It is
my last day at my present office where I have spent more than five years of my
checkered life with people who have become more than family, family in the
sense of spending so much time together, sharing laughter and tears, working on
assignments- complicated and easy and monotonous. Coming every day and looking
at same faces have never stopped mesmerizing me. They are all sorts of people –fun-loving,
practical, idealistic agnostic, serious, religious, garrulous, reticent, and
what not. They all got skills and personality traits of different kinds. Whatever
be their inclination and preferences, every one of them gives a new insight to
life, a novel perspective to see things and an inspiration to acquire what they
so authoritatively possess.
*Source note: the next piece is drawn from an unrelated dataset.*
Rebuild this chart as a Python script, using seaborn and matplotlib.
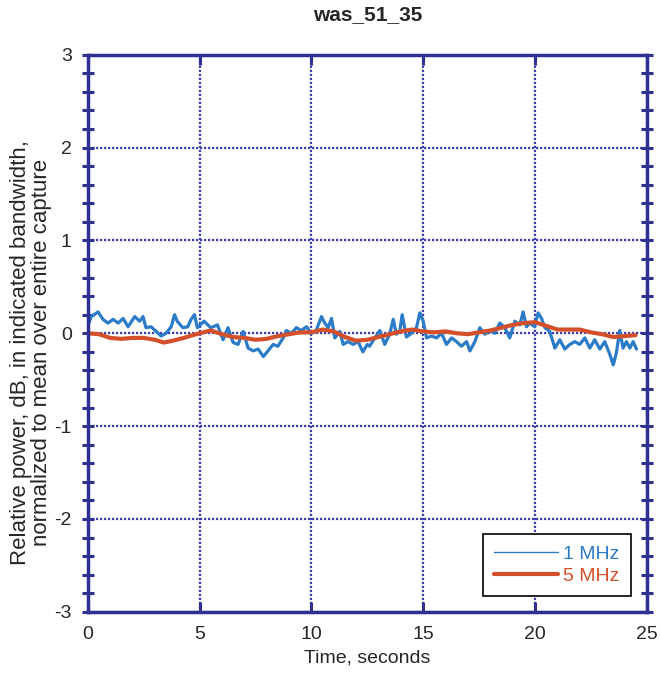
#!/usr/bin/env python

import numpy as np
import pandas as pd
import matplotlib
matplotlib.use('Agg')
import matplotlib.pyplot as plt
from matplotlib.ticker import MultipleLocator
import seaborn as sns

# 1 MHz bandwidth trace (time in s, relative power in dB)
t_1mhz = [0.01, 0.16, 0.46, 0.68, 0.90, 1.13, 1.36, 1.58, 1.80, 2.10,
          2.32, 2.47, 2.60, 2.83, 3.06, 3.28, 3.50, 3.73, 3.88, 4.00,
          4.25, 4.47, 4.62, 4.77, 4.90, 5.20, 5.50, 5.80, 6.05, 6.27,
          6.50, 6.72, 6.95, 7.17, 7.40, 7.62, 7.85, 8.06, 8.29, 8.50,
          8.74, 8.88, 9.10, 9.33, 9.55, 9.78, 10.00, 10.20, 10.45, 10.60,
          10.75, 10.90, 11.05, 11.27, 11.42, 11.64, 11.87, 12.09, 12.30, 12.50,
          12.60, 12.84, 13.06, 13.28, 13.50, 13.66, 13.80, 13.95, 14.06, 14.25,
          14.48, 14.70, 14.85, 15.00, 15.15, 15.37, 15.60, 15.82, 16.04, 16.27,
          16.49, 16.71, 16.94, 17.09, 17.31, 17.53, 17.76, 17.98, 18.20, 18.43,
          18.65, 18.87, 19.10, 19.32, 19.47, 19.62, 19.77, 19.99, 20.14, 20.29,
          20.44, 20.66, 20.89, 21.11, 21.33, 21.56, 21.78, 22.00, 22.23, 22.45,
          22.67, 22.90, 23.12, 23.35, 23.50, 23.64, 23.79, 23.94, 24.09, 24.24,
          24.39, 24.54]
p_1mhz = [0.09, 0.18, 0.23, 0.15, 0.11, 0.15, 0.11, 0.16, 0.07, 0.18,
          0.13, 0.18, 0.06, 0.07, 0.02, -0.03, 0.00, 0.07, 0.20, 0.13,
          0.06, 0.07, 0.15, 0.20, 0.06, 0.13, 0.06, 0.09, -0.07, 0.06,
          -0.10, -0.12, 0.02, -0.16, -0.19, -0.17, -0.25, -0.19, -0.12, -0.14,
          -0.05, 0.03, 0.00, 0.06, 0.03, 0.07, 0.00, 0.02, 0.18, 0.11,
          0.06, 0.16, -0.05, 0.02, -0.12, -0.09, -0.12, -0.09, -0.20, -0.12,
          -0.14, -0.05, 0.03, -0.12, -0.01, 0.15, -0.01, 0.02, 0.20, -0.04,
          0.00, 0.06, 0.22, 0.13, -0.05, -0.03, -0.05, 0.00, -0.12, -0.05,
          -0.09, -0.14, -0.09, -0.19, -0.09, 0.06, -0.01, 0.03, 0.00, 0.11,
          0.06, -0.05, 0.13, 0.09, 0.23, 0.07, 0.11, 0.07, 0.22, 0.16,
          0.06, 0.02, -0.16, -0.07, -0.17, -0.12, -0.09, -0.12, -0.05, -0.16,
          -0.07, -0.17, -0.09, -0.23, -0.34, -0.21, 0.03, -0.16, -0.09, -0.16,
          -0.09, -0.17]

# 5 MHz bandwidth trace
t_5mhz = [0.0, 0.5, 1.0, 1.5, 2.0, 2.5, 3.0, 3.4, 3.8, 4.3,
          4.7, 5.0, 5.5, 6.0, 6.5, 7.0, 7.5, 8.0, 8.5, 9.0,
          9.5, 10.0, 10.5, 11.0, 11.5, 12.0, 12.5, 13.0, 13.5, 14.0,
          14.5, 15.0, 15.5, 16.0, 16.5, 17.0, 17.5, 18.0, 18.5, 19.0,
          19.5, 20.0, 20.5, 21.0, 21.5, 22.0, 22.5, 23.0, 23.5, 24.0,
          24.5]
p_5mhz = [0.00, -0.01, -0.05, -0.06, -0.05, -0.05, -0.07, -0.10, -0.08, -0.05,
          -0.02, 0.00, 0.03, -0.01, -0.04, -0.05, -0.07, -0.06, -0.03, -0.01,
          0.01, 0.01, 0.04, 0.02, -0.04, -0.08, -0.07, -0.04, -0.01, 0.02,
          0.04, 0.02, 0.01, 0.02, 0.00, -0.01, 0.01, 0.03, 0.06, 0.09,
          0.11, 0.12, 0.08, 0.04, 0.04, 0.04, 0.01, -0.01, -0.04, -0.03,
          -0.02]

x_ticks = [0, 5, 10, 15, 20, 25]
y_ticks = [-3, -2, -1, 0, 1, 2, 3]

sns.set_style('white')
plt.rcParams['font.family'] = ['Liberation Sans', 'DejaVu Sans']
plt.rcParams['axes.unicode_minus'] = False

navy = '#2e3192'
blue = '#2b7bc9'
red = '#d4502a'

fig = plt.figure(figsize=(6.6, 6.76), dpi=100)
ax = fig.add_axes([0.133, 0.095, 0.847, 0.824])

df1 = pd.DataFrame({'t': t_1mhz, 'p': p_1mhz})
df5 = pd.DataFrame({'t': t_5mhz, 'p': p_5mhz})
sns.lineplot(data=df1, x='t', y='p', ax=ax, color=blue, linewidth=2.3,
             label='1 MHz', estimator=None)
sns.lineplot(data=df5, x='t', y='p', ax=ax, color=red, linewidth=3.0,
             label='5 MHz', estimator=None)

ax.set_xlim(0, 25)
ax.set_ylim(-3, 3)
ax.set_xticks(x_ticks)
ax.set_yticks(y_ticks)
ax.yaxis.set_minor_locator(MultipleLocator(0.2))
ax.grid(True, which='major', color='#3c3cb4', linestyle=(0, (1, 0.8)), linewidth=1.6)
ax.set_axisbelow(True)

for s in ax.spines.values():
    s.set_color(navy)
    s.set_linewidth(2.5)

ax.tick_params(axis='x', which='major', direction='in', top=True, bottom=True,
               length=7, width=2.2, color=navy, labelsize=14, pad=10)
ax.tick_params(axis='y', which='both', direction='inout', left=True, right=True,
               length=9, width=2.2, color=navy, labelsize=14, pad=7)

ax.set_xlabel('Time, seconds', fontsize=14, labelpad=5)
ax.set_ylabel('Relative power, dB, in indicated bandwidth,\n'
              'normalized to mean over entire capture', fontsize=16,
              linespacing=1.0)
ax.yaxis.set_label_coords(-0.064, 0.465)
ax.set_title('was_51_35', fontsize=15, fontweight='bold', pad=25)

leg = ax.legend(loc='lower right', fontsize=14, frameon=True, fancybox=False,
                edgecolor='black', framealpha=1, labelcolor='linecolor',
                handlelength=3.3, borderaxespad=0.8, handletextpad=0.25,
                labelspacing=0.2, borderpad=0.6)
leg.get_frame().set_linewidth(1.2)
leg.get_lines()[0].set_linewidth(1.0)

fig.savefig('out.png', dpi=100)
What would be life without their presence, without
their magical touch, without their warmth and without their support! I am what
I am because of those wonderful people whom I met as a stranger and gradually
became inseparable. And still it is moment to part our ways. Seems unbelievable
that we won’t eat together during lunch hours, won’t have tea during dull
moments, won’t laugh over silly stuff, won’t talk on phone incessantly over
some grim matter, won’t argue over what course of action to follow to make our programme
more successful and much more. It has taken some time to dawn on me this
realization and had a tough time reconciling with it.
Environment
has become an easy scapegoat on the name of development and now we as the vanguards
of watershed programme are in a more demanding situation where we have to
strive more vigorously to restore balance between the seemingly two opposite but
actually complimentary wheels of human survival.
An
efficient organization is where knowledge does not flow only horizontally but
also vertically. Suggestions are sought not only from people at upper level of
the hierarchy but also from the ones who are at lower level. This process of
demystification of knowledge has so palpably happened here in our young
organization. I am witness to this process where our MIS coordinators are not
busy only in data crunching but have also intricate understanding of the
programme. Our young lanky and sweet peon knows how to classify files just like
a skilled clerk. Our driver knows which EPA activity is more suited to
watershed programme. We are never tired of sharing a story of one of our
messenger who used to work at one district and he was more capable than many of
us in many areas. A matter of satisfaction and a reflection of the truth that
it is people who make the organization and not vice versa.
We
together have traversed unknown terrains, experimented, piloted and miserably
failed and gloriously triumphed and have scaled new heights. In the end, more
than our triumphs and failures, its journey with all its excitements and
anxiety which remain with us to tickle in the moments of solitude when none is
around, yet we don’t feel lonely.
This
wonderful journey is coming to a halt but it has shaped me to a hopefully
better person and a better professional. However much people tend to criticize
the government, there is no denying the fact that working with it gives us a
chance to understand the age old systems, procedures and processes and people
involved in different capacities. Without letting my sense of judgment getting
blurred, I am now more considerate to its errors and failures. And more aware
of the magnitude of the implications of those errors and failures on public at
large.
It
is time to seek your forgiveness, your blessings and your promise of never
putting the carpet of oblivion over our shared memories.
One
may term it my wishful thinking, but my conviction murmurs me firmly that we
all will cross our paths more often and more pleasantly. After all, world is
such a small place and its getting smaller day by day.